What Are The Goals of The 802.11ax Standard?

Last time, we looked how at 802.11ax is going to address common Wi-Fi problems. Before getting more into HOW it’s going to do all these things we need to go back to the basics for a minute. As a reminder, RF is a half-duplex medium, which means that only one radio can transmit on a frequency domain or channel at any given time. Everybody has to take turns because if everyone “talks” at the same time no data communication will get through.

Additionally, we must remember that data rate does NOT equal TCP throughput. Advertised speeds on a datasheet will likely never match the usable throughput that your access point will achieve. Medium contention protocol of CSMA/CA consumes a lot of the available bandwidth. This is referred to as “contention overhead”. Overhead and a few other factors contribute to the fact that average TCP throughput in a legacy a/b/g network is roughly 40%-50% of advertised data rates. Aggregate TCP throughput in an 802.11n/ac network is 60%-70% of the data rate. And both of these percentages apply to ideal conditions.

All this congestion and medium contention overhead means that efficiency at the MAC sublayer drops due to an increase in collisions. This is exacerbated by the fact that the bulk of data frames in a network are small and under 256 bytes. Additionally, overlapping BSS’s in dense deployments are often unnecessarily blocking each other from transmitting.

So now, the fix. 802.11ax focuses on high efficiency.
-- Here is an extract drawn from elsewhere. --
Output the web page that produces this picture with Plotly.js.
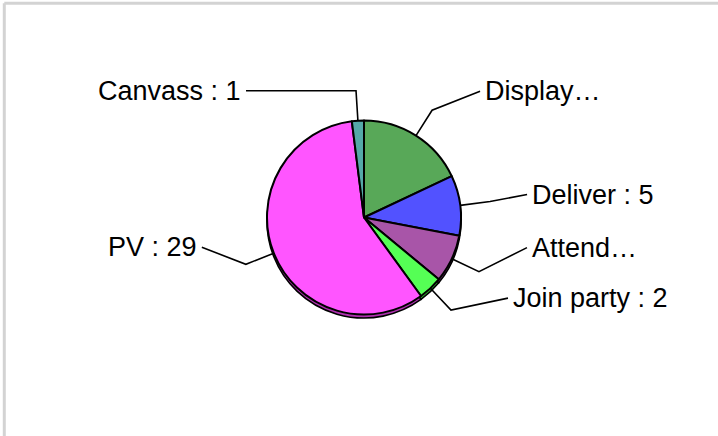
<!DOCTYPE html>
<html>
<head>
<meta charset="utf-8">
<script src="https://cdn.plot.ly/plotly-3.0.1.min.js"></script>
<style>html,body{margin:0;padding:0;background:#fff;}#chart{width:718px;height:436px;}</style>
</head>
<body>
<div id="chart"></div>
<script>
// ---- data ----
var categories = ['Display…', 'Deliver', 'Attend…', 'Join party', 'PV', 'Canvass'];
var values = [9, 5, 4, 2, 29, 1];
var sliceColors = ['#58a858', '#5252ff', '#a855a8', '#55ff55', '#ff55ff', '#55a8a8'];
var shadowColors = ['#3a7a3a', '#3030b0', '#7a307a', '#30b030', '#b030b0', '#307a7a'];

// ---- layout constants (pixels) ----
var W = 718, H = 436;
var CX = 364, CY = 217.5, R = 97;     // pie centre and radius
var ELBOW = 1.31;                     // elbow radius factor
// offset from the elbow to the end of each leader line (layout only)
var labelOffsets = [[48, -19], [37, -7], [48, -24], [57, -12], [-44, -17], [-110, 0]];
var GAP = 5;

function labelText(i) {
  var c = categories[i];
  return c.slice(-1) === '…' ? c : c + ' : ' + values[i];
}

var total = values.reduce(function (a, b) { return a + b; }, 0);
var shapes = [], annotations = [];
var cum = 0;
for (var i = 0; i < values.length; i++) {
  var mid = (cum + values[i] / 2) / total * 2 * Math.PI;
  cum += values[i];
  var sx = CX + R * Math.sin(mid), sy = CY - R * Math.cos(mid);
  var ex = CX + R * ELBOW * Math.sin(mid), ey = CY - R * ELBOW * Math.cos(mid);
  var lx = ex + labelOffsets[i][0], ly = ey + labelOffsets[i][1];
  shapes.push({
    type: 'path', xref: 'x', yref: 'y',
    path: 'M' + sx + ',' + sy + ' L' + ex + ',' + ey + ' L' + lx + ',' + ly,
    line: {color: '#000', width: 1.6}
  });
  var right = lx > CX;
  annotations.push({
    xref: 'x', yref: 'y', x: right ? lx + GAP : lx - GAP, y: ly,
    text: labelText(i), showarrow: false,
    xanchor: right ? 'left' : 'right', yanchor: 'middle',
    borderpad: 0, borderwidth: 0,
    font: {family: 'Liberation Sans, Arial, sans-serif', size: 27, color: '#000'}
  });
}

// frame
shapes.push({type: 'line', xref: 'x', yref: 'y', x0: 4.3, y0: 3.3, x1: 730, y1: 3.3, line: {color: '#d3d3d3', width: 3}});
shapes.push({type: 'line', xref: 'x', yref: 'y', x0: 4.3, y0: 3.3, x1: 4.3, y1: 450, line: {color: '#d3d3d3', width: 3}});

var dom = {
  x: [(CX - R) / W, (CX + R) / W],
  y: [(H - CY - R) / H, (H - CY + R) / H]
};
var SH = 3.5;
var shadow = {
  type: 'pie', labels: categories, values: values, sort: false, direction: 'clockwise', rotation: 0,
  textinfo: 'none', hoverinfo: 'skip', showlegend: false,
  marker: {colors: shadowColors, line: {color: '#000', width: 1.6}},
  domain: {x: dom.x, y: [dom.y[0] - SH / H, dom.y[1] - SH / H]}
};
var pie = {
  type: 'pie', labels: categories, values: values, sort: false, direction: 'clockwise', rotation: 0,
  textinfo: 'none', showlegend: false,
  marker: {colors: sliceColors, line: {color: '#000', width: 2}},
  domain: dom
};

var layout = {
  width: W, height: H, margin: {l: 0, r: 0, t: 0, b: 0},
  paper_bgcolor: '#fff', plot_bgcolor: 'rgba(0,0,0,0)',
  showlegend: false,
  xaxis: {range: [0, W], visible: false, fixedrange: true},
  yaxis: {range: [H, 0], visible: false, fixedrange: true},
  shapes: shapes, annotations: annotations
};
Plotly.newPlot('chart', [shadow, pie], layout, {displayModeBar: false, staticPlot: true});
</script>
</body>
</html>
It uses PHY and MAC layer enhancements for better traffic management of ALL those frames that need to be passed.

The goals of the 802.11ax task group include:

  • Enhancing operation in the 2.4Ghz and 5GHz band (as a reminder, 802.11ac is only 5GHz)
  • Increasing average throughput per station by at least 4x in a dense deployment scenario
    • 11ac was aggregate throughput but with no specification of scenario
    • Enhancements in both indoor and outdoor environments
    • Maintaining or improving power efficiency in stations
  • Most importantly, improving the efficiency of traffic management in a variety of environments

The 802.11ax task group kickoff was in May 2014, and they have been working diligently since then to make 802.11ax a reality. They go through drafts of the standard, however when the ratification date and completion of the standard occurs does not have a lot of relevance to when access point and end-user products are available in the marketplace.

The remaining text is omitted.